I’ve worked as a game journalist for five years now, and I look at what some other people have accomplished and what I haven’t. I don’t have a very solid metric for whether or not I’m being successful or not. I could have more followers, I could be getting more hits, I could be getting more funding… but I’m also still doing this full-time, I’m producing writing that I can look back at with pride, I’m connecting with readers. I’ve had wonderful and not-so-wonderful talks with developers. I’ve been recognized. The time I spent not pursuing other opportunities often came about through necessity or through a need to pursue something more joyous.
Have I succeeded?
Games frequently fall into the crevice of being critical darlings and commercial failures. Saints Row the Third and Grand Theft Auto IV released in close proximity, and the latter made far more money. But the former was the one I liked a lot more. I connected with it, it was fun, it felt open and wacky and proud to be what it was rather than ashamed. Does that make it the success? Or does the sheer financial weight of the latter make it the successful one? Should the team behind Saints Row feel bad that they made less money?
How many fans should a game have before you can call it a success? How dedicated do they have to be? How many copies have to be sold? Call of Duty: Ghosts sold more copies than Super Mario Bros. 3, but I don’t think you can really argue that an iterative update of a shooting franchise is somehow a better and more influential game than one of the greatest platformers of all time. And I’d argue that both are superior all-around games to Kinect Adventures!, which is chiefly a gathering of games to serve as demonstrations of what the add-on could do and still stands as the best-selling game on the Xbox 360 individually.
Scored review aggregates might paint a different picture, but even then those are a mess. I love pointing to the Warhammer Online scores as an example of how launch reviews are meaningless in the long term when you’re dealing with MMOs, but it also serves as an example of how little a number means at the end of the day. Is a game with an average of 85 objectively better than one with an average of 80? What if one of those games is a first-person shooter and the other one is a real-time strategy game? It’s not just comparing apples to oranges, it’s comparing a car to a skateboard. You expect different things from both of them.

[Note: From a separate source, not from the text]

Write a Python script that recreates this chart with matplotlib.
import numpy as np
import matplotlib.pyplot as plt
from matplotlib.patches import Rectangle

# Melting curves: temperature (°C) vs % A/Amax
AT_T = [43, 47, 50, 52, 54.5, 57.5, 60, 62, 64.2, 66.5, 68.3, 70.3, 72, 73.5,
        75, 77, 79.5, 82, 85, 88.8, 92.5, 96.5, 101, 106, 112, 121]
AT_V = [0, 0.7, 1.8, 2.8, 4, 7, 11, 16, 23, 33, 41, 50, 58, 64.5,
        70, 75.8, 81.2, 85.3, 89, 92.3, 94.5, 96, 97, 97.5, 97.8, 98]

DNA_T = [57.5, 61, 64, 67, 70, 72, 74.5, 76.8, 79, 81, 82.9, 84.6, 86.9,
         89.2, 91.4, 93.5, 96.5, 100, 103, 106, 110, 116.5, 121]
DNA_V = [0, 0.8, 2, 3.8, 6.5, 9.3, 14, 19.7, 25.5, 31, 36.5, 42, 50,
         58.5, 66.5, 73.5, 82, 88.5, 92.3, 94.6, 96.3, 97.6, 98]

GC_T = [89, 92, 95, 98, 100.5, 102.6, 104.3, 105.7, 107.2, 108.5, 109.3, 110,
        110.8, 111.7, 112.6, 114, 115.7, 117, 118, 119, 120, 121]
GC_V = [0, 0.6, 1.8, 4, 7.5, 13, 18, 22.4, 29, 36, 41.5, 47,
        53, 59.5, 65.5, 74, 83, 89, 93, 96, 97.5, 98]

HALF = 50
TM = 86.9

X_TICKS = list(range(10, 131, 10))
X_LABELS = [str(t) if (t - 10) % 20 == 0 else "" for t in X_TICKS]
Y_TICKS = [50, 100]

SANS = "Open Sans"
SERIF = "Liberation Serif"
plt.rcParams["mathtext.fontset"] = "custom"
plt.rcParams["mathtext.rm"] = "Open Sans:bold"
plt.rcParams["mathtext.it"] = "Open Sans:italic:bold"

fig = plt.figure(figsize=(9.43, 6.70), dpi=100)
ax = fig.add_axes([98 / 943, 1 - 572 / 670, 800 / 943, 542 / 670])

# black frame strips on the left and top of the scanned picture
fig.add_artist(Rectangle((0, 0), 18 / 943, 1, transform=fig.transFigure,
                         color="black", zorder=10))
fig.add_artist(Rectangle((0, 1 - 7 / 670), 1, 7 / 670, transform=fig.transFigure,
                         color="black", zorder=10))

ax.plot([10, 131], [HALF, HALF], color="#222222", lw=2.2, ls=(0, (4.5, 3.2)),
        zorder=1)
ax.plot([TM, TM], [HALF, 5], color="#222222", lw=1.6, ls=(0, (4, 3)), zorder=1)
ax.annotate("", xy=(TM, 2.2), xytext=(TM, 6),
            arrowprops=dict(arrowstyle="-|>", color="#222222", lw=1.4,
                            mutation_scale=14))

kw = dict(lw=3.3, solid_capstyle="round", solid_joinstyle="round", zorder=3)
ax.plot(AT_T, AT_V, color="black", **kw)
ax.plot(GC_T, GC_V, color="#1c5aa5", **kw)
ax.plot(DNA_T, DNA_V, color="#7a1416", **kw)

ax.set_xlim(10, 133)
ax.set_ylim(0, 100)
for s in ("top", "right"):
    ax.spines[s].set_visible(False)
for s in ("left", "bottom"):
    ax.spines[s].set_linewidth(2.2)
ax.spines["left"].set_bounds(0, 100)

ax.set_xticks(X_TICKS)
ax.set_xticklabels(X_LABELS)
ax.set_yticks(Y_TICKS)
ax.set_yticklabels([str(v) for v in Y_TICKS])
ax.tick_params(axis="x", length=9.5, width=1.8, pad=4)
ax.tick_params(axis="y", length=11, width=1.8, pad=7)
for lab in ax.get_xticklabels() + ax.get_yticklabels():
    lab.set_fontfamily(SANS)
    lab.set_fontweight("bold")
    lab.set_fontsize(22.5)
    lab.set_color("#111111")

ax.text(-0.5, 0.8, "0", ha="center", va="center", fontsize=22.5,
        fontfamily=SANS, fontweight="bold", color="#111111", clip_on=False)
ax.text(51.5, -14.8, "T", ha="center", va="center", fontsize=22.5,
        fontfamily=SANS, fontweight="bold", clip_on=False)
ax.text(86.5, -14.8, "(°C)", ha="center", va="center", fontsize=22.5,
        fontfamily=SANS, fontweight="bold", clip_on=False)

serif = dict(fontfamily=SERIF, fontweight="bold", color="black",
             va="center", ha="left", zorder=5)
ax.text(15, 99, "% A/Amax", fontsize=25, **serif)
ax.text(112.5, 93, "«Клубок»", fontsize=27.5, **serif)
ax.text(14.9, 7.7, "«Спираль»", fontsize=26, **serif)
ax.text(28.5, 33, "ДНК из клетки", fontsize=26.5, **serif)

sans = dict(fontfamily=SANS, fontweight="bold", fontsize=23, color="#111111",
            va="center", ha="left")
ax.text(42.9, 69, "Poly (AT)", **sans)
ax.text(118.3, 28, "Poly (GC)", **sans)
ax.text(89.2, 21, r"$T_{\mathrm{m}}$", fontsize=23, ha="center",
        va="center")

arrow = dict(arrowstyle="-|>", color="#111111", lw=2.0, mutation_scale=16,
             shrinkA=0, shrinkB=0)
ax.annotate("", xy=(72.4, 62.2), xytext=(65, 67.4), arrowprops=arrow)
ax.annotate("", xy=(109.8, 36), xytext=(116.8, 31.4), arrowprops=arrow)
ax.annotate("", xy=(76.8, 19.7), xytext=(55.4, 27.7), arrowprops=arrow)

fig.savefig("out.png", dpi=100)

There are times when I can’t help but feel like I should have done more with myself, with my life, with my abilities. But success is not a one-year process, or a half-decade process, or even a twenty-year process. My successes and failures are mine, but comparing yourself to someone else never works out. If you’re eternally chasing after the last thing someone else did, you’re never going to make your own things.

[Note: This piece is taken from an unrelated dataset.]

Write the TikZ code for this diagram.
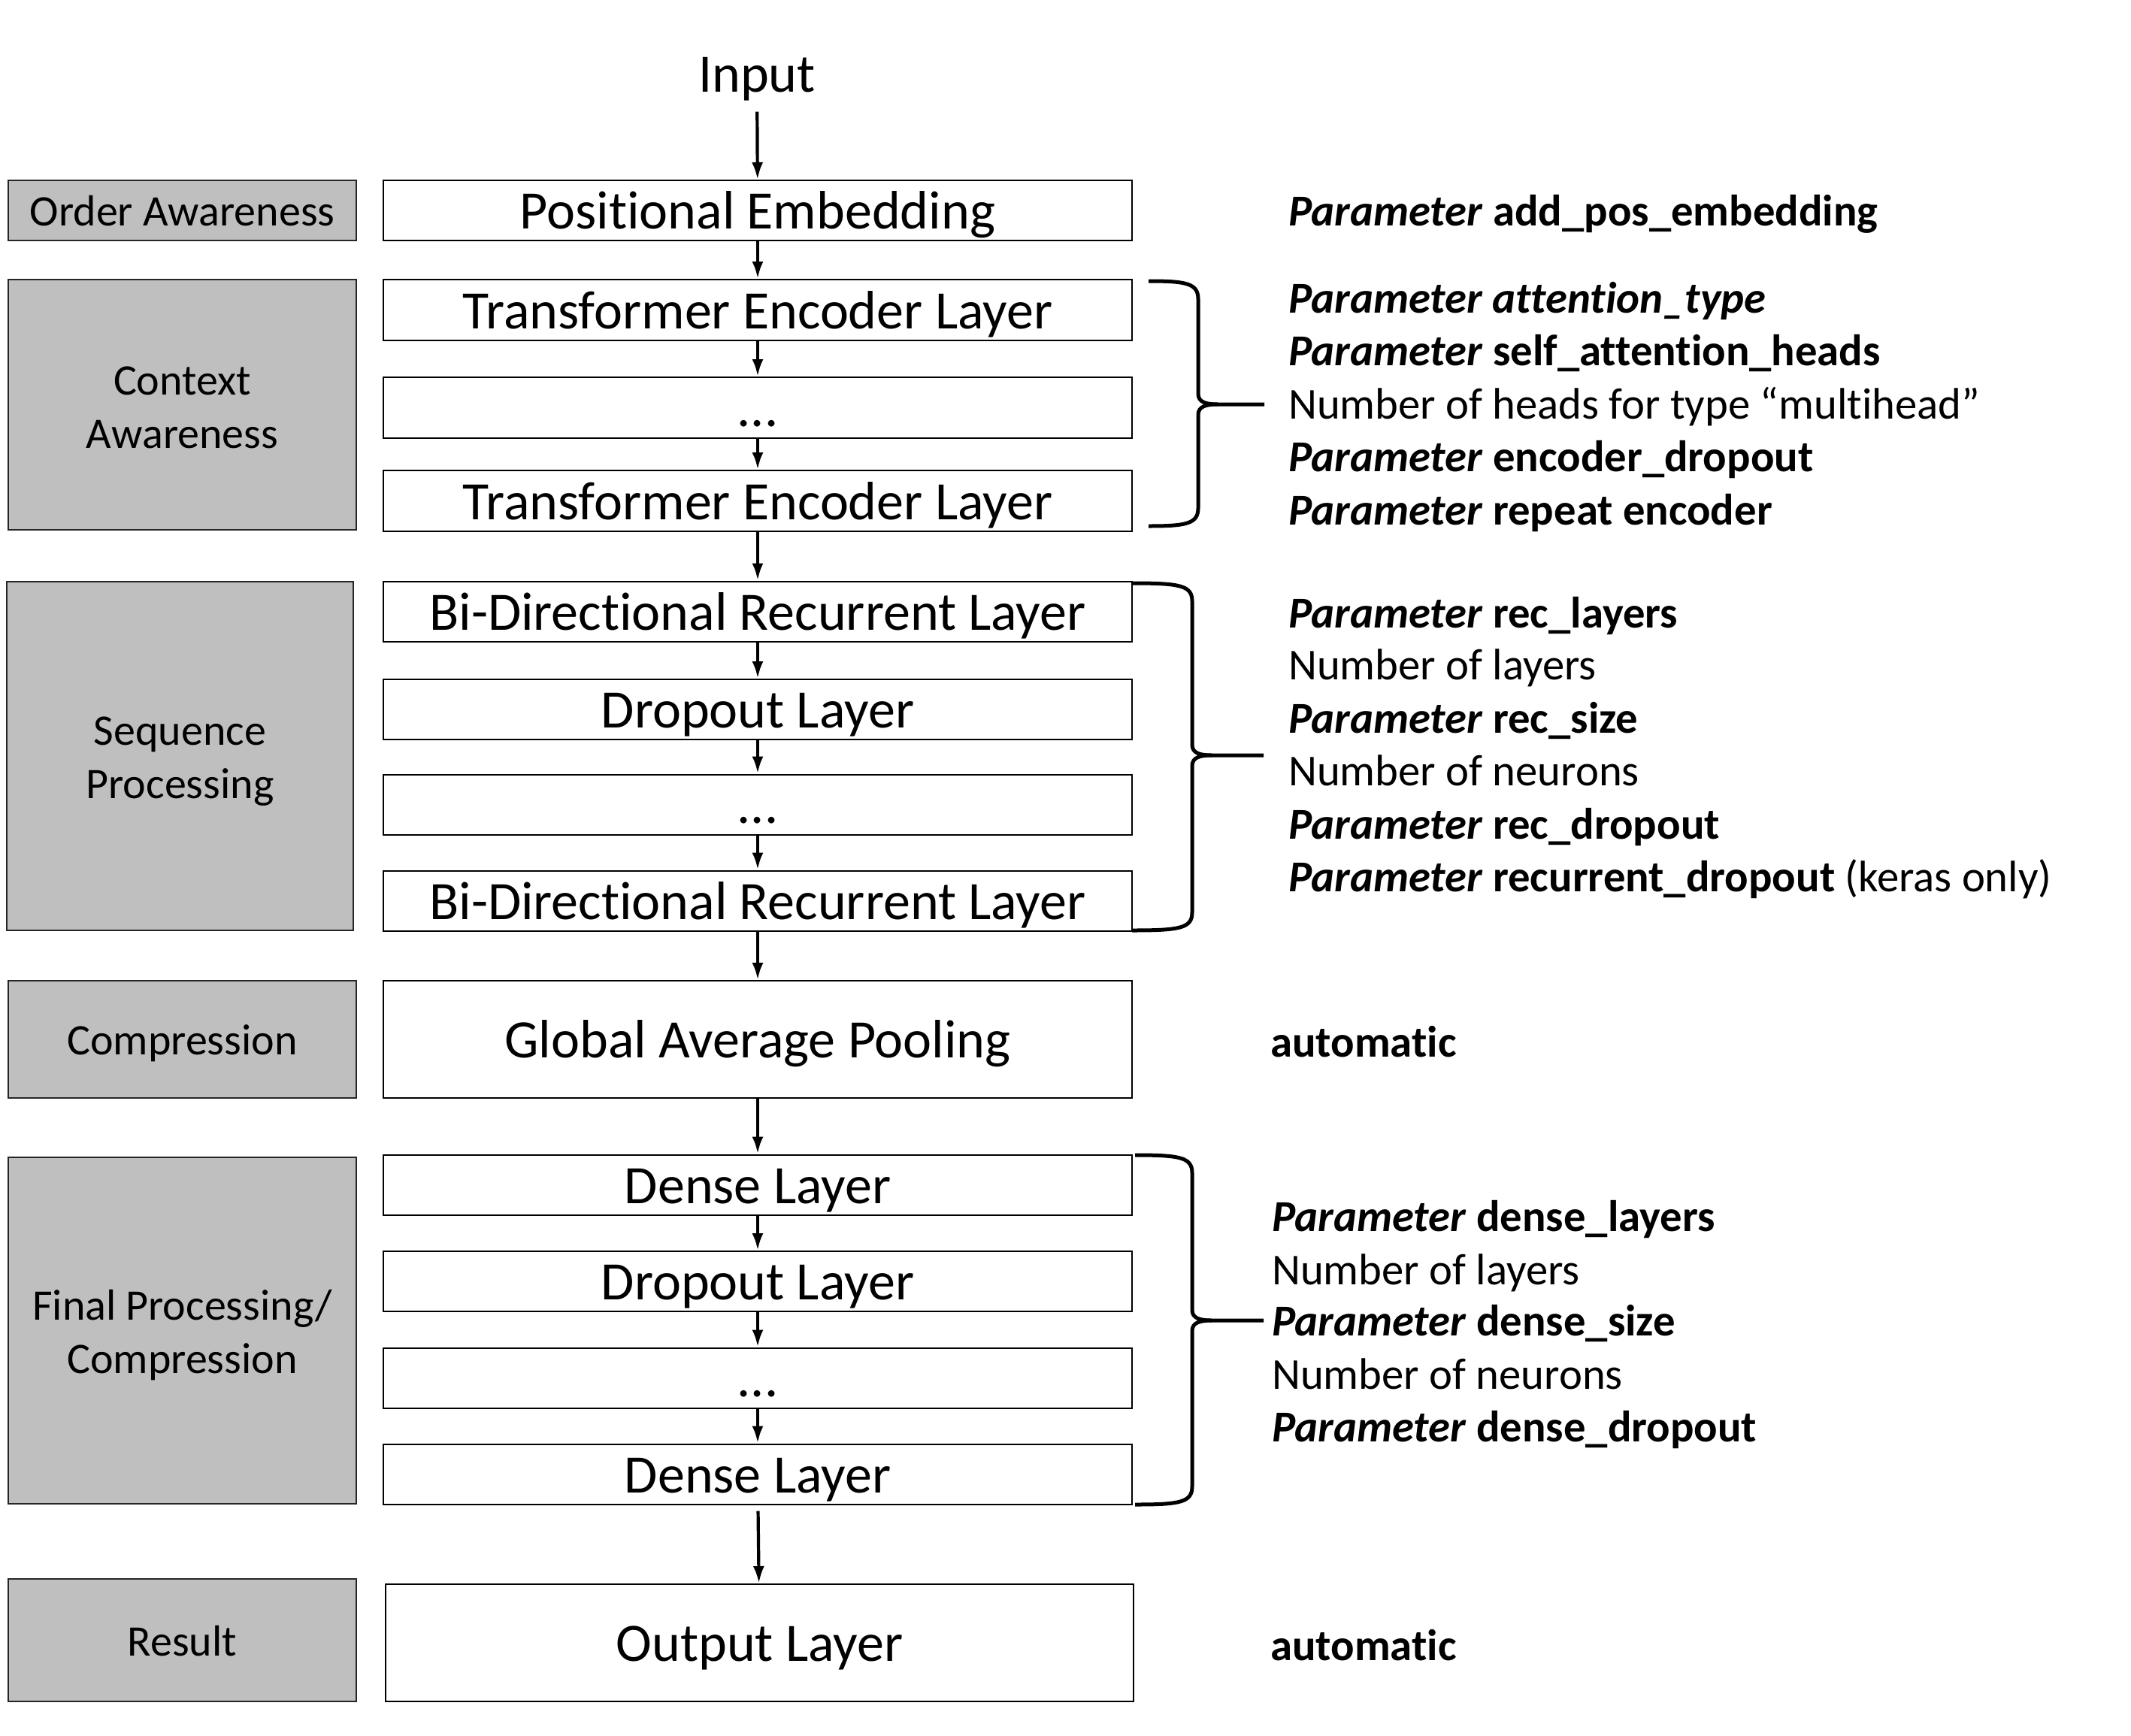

What is success? Larry Gonick shares a story from Herodotus in The Cartoon History of the Universe, Volume I that gets at the heart of the question, a pair of brothers held up as examples of living well and being happy because they died young while being charitable. A happy and good life was not the result of ups and downs, but of the sum total of one’s life. You can’t rely on an individual day.

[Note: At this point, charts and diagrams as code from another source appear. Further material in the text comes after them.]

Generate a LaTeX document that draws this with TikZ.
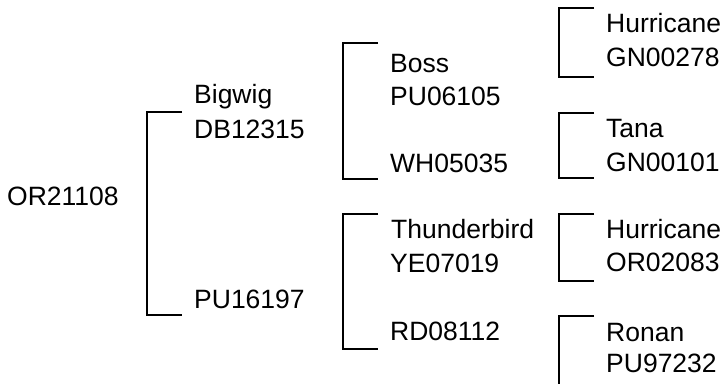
\documentclass[tikz,border=0pt]{standalone}
\usepackage{fontspec}
\setmainfont{Liberation Sans}
\usepackage{tikz}
\usetikzlibrary{calc}
\newcommand{\linecolor}{black}
\newcommand{\bracketwidth}{2pt}
\newcommand{\stub}{35}

\begin{document}
\begin{tikzpicture}[x=1pt,y=-1pt]
\tikzset{animal/.style={anchor=base west,inner sep=0pt,font=\fontsize{26.5}{30}\selectfont}}
\useasboundingbox (0,0) rectangle (728,383);
%generation 0
\node[animal] (or21108) at (7, 205) {OR21108};
%generation 1
\node[animal] (bigwig) at (194, 103) {Bigwig};
\node[animal] (bigwigid) at (194, 138) {DB12315};
\node[animal] (pu16197) at (194, 308) {PU16197};
%generation 2
\node[animal] (boss) at (390, 72) {Boss};
\node[animal] (bossid) at (390, 105) {PU06105};
\node[animal] (wh05035) at (390, 172) {WH05035};
\node[animal] (thunderbird) at (391, 238) {Thunderbird};
\node[animal] (thunderbirdid) at (390, 272) {YE07019};
\node[animal] (rd08112) at (390, 340) {RD08112};
%generation 3
\node[animal] (hurricane) at (606, 32) {Hurricane};
\node[animal] (hurricaneid) at (606, 66) {GN00278};
\node[animal] (tana) at (606, 137) {Tana};
\node[animal] (tanaid) at (606, 171) {GN00101};
\node[animal] (hurricanetwo) at (606, 238) {Hurricane};
\node[animal] (hurricanetwoid) at (606, 271) {OR02083};
\node[animal] (ronan) at (606, 341) {Ronan};
\node[animal] (ronanid) at (606, 372) {PU97232};
%bracket ends
\coordinate (sire1) at (182, 112);
\coordinate (dam1) at (182, 315);
\coordinate (sire2) at (378, 43);
\coordinate (dam2) at (378, 179);
\coordinate (sire3) at (378, 214);
\coordinate (dam3) at (378, 349);
\coordinate (sire4) at (594, 8);
\coordinate (dam4) at (594, 77);
\coordinate (sire5) at (594, 113);
\coordinate (dam5) at (594, 178);
\coordinate (sire6) at (594, 214);
\coordinate (dam6) at (594, 281);
\coordinate (sire7) at (594, 316);
\coordinate (dam7) at (559, 385);
%brackets
\draw[\linecolor] [line width = \bracketwidth] (sire1) -- ++(-\stub,0) |- (dam1);
\draw[\linecolor] [line width = \bracketwidth] (sire2) -- ++(-\stub,0) |- (dam2);
\draw[\linecolor] [line width = \bracketwidth] (sire3) -- ++(-\stub,0) |- (dam3);
\draw[\linecolor] [line width = \bracketwidth] (sire4) -- ++(-\stub,0) |- (dam4);
\draw[\linecolor] [line width = \bracketwidth] (sire5) -- ++(-\stub,0) |- (dam5);
\draw[\linecolor] [line width = \bracketwidth] (sire6) -- ++(-\stub,0) |- (dam6);
\draw[\linecolor] [line width = \bracketwidth] (sire7) -- ++(-\stub,0) -- (dam7);
\end{tikzpicture}
\end{document}
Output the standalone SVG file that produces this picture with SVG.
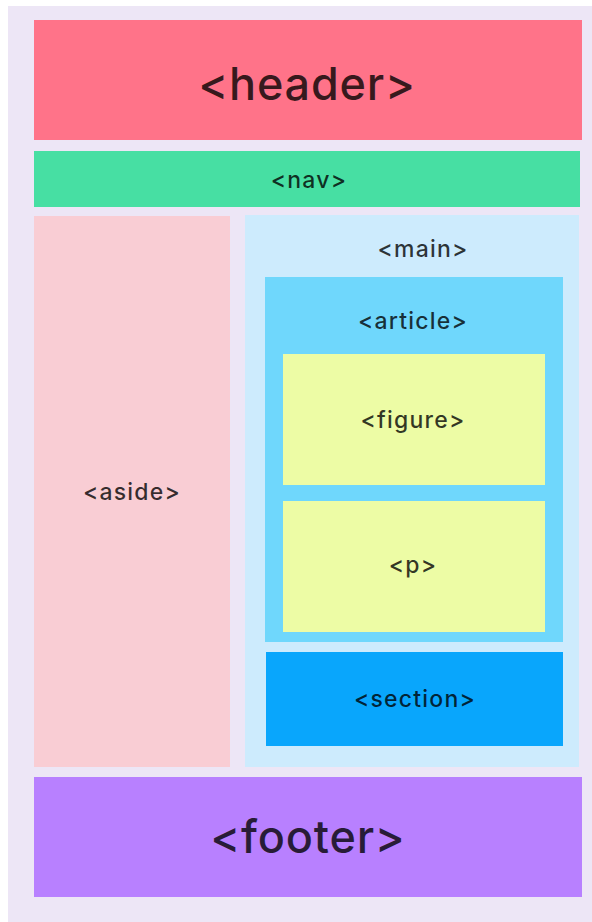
<svg xmlns="http://www.w3.org/2000/svg" width="592" height="922" viewBox="0 0 592 922">
<style>
text{font-family:Inter,"Noto Sans","Liberation Sans",sans-serif;fill:#000;fill-opacity:0.78;text-anchor:middle;font-weight:500}
.big{font-size:45px;letter-spacing:0.8px}
.sm{font-size:23px;letter-spacing:1.2px}
</style>
<rect x="0" y="0" width="592" height="922" fill="#ffffff"/>
<rect x="8" y="6" width="584" height="916" fill="#EDE6F6"/>
<g id="header"><rect x="34" y="20" width="548" height="120" fill="#FF7389"/><text class="big" x="307" y="100">&lt;header&gt;</text></g>
<g id="nav"><rect x="34" y="151" width="546" height="56" fill="#47DFA3"/><text class="sm" x="309" y="188">&lt;nav&gt;</text></g>
<g id="aside"><rect x="34" y="216" width="196" height="551" fill="#F9CDD4"/><text class="sm" x="132" y="500">&lt;aside&gt;</text></g>
<g id="main"><rect x="245" y="215" width="334" height="552" fill="#CDEBFD"/><text class="sm" x="423" y="257">&lt;main&gt;</text></g>
<g id="article"><rect x="265" y="277" width="298" height="365" fill="#6FD7FC"/><text class="sm" x="413" y="329">&lt;article&gt;</text></g>
<g id="figure"><rect x="283" y="354" width="262" height="131" fill="#EDFCA5"/><text class="sm" x="413" y="428">&lt;figure&gt;</text></g>
<g id="p"><rect x="283" y="501" width="262" height="131" fill="#EDFCA5"/><text class="sm" x="413" y="573">&lt;p&gt;</text></g>
<g id="section"><rect x="266" y="652" width="297" height="94" fill="#09A6FC"/><text class="sm" x="415" y="707">&lt;section&gt;</text></g>
<g id="footer"><rect x="34" y="777" width="548" height="120" fill="#B880FF"/><text class="big" x="308" y="853">&lt;footer&gt;</text></g>
<g id="connectors"></g>
</svg>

Not every game can be Tetris in terms of success; most can’t. Not every game can be an installment of the Final Fantasy franchise. But if the developers make enough money to live on, if they reach people with a message, if they make a game they can be proud of, does that count as a success? Does the actor who only appears in a handful of films and shows but feels fulfilled by those shows count as a success? Is success reaching a standard, or is it a matter of being happy?
Settling for second best isn’t a good place to be, but there’s a difference between settling for second best and realizing that as long as there’s a competition, someone’s going to be in second place. And third place. And fourth, and so on down the line. Ultimately, the best you can do is the best you can do. You shouldn’t fear that the best you can do might not be good enough; if you can be kind and generous and affectionate, live a life to be proud of with joy and kindness, that has to count as a success worth achieving when it eludes so many people.
Whether a game succeeds or fails in the eyes of critics or the general public, it’s going to matter most to you if it speaks to you. There is space to acknowledge that a game can be problematic in ways while still loving it; there’s some really uncomfortable sexist streams running through Grand Theft Auto: Vice City, but it’s still my favorite part of the franchise. However cheesy Xenogears might be in hindsight, it’s still a game that had a huge personal impact on me, opened my eyes to what games could do, and set me down a road I’m still walking. It might be a shame that Recettear was only a small hit, but I still adore the game and its translation endlessly.
There is success beyond being first and best, and while you should never stop striving, you shouldn’t push yourself down if you can’t always be the first and the greatest. Relish the experience, don’t push down others for it. Success is always relative, and the size of a cultural footprint or the money brought in or anything else won’t make you connect with a work you don’t care about.
I haven’t accomplished everything I wanted, but I’ve accomplished a lot to be proud of. There’s more success to be had, but that doesn’t invalidate the success I have experienced. In games, in film, in comics, in life – it’s a long road. Walk it as it comes.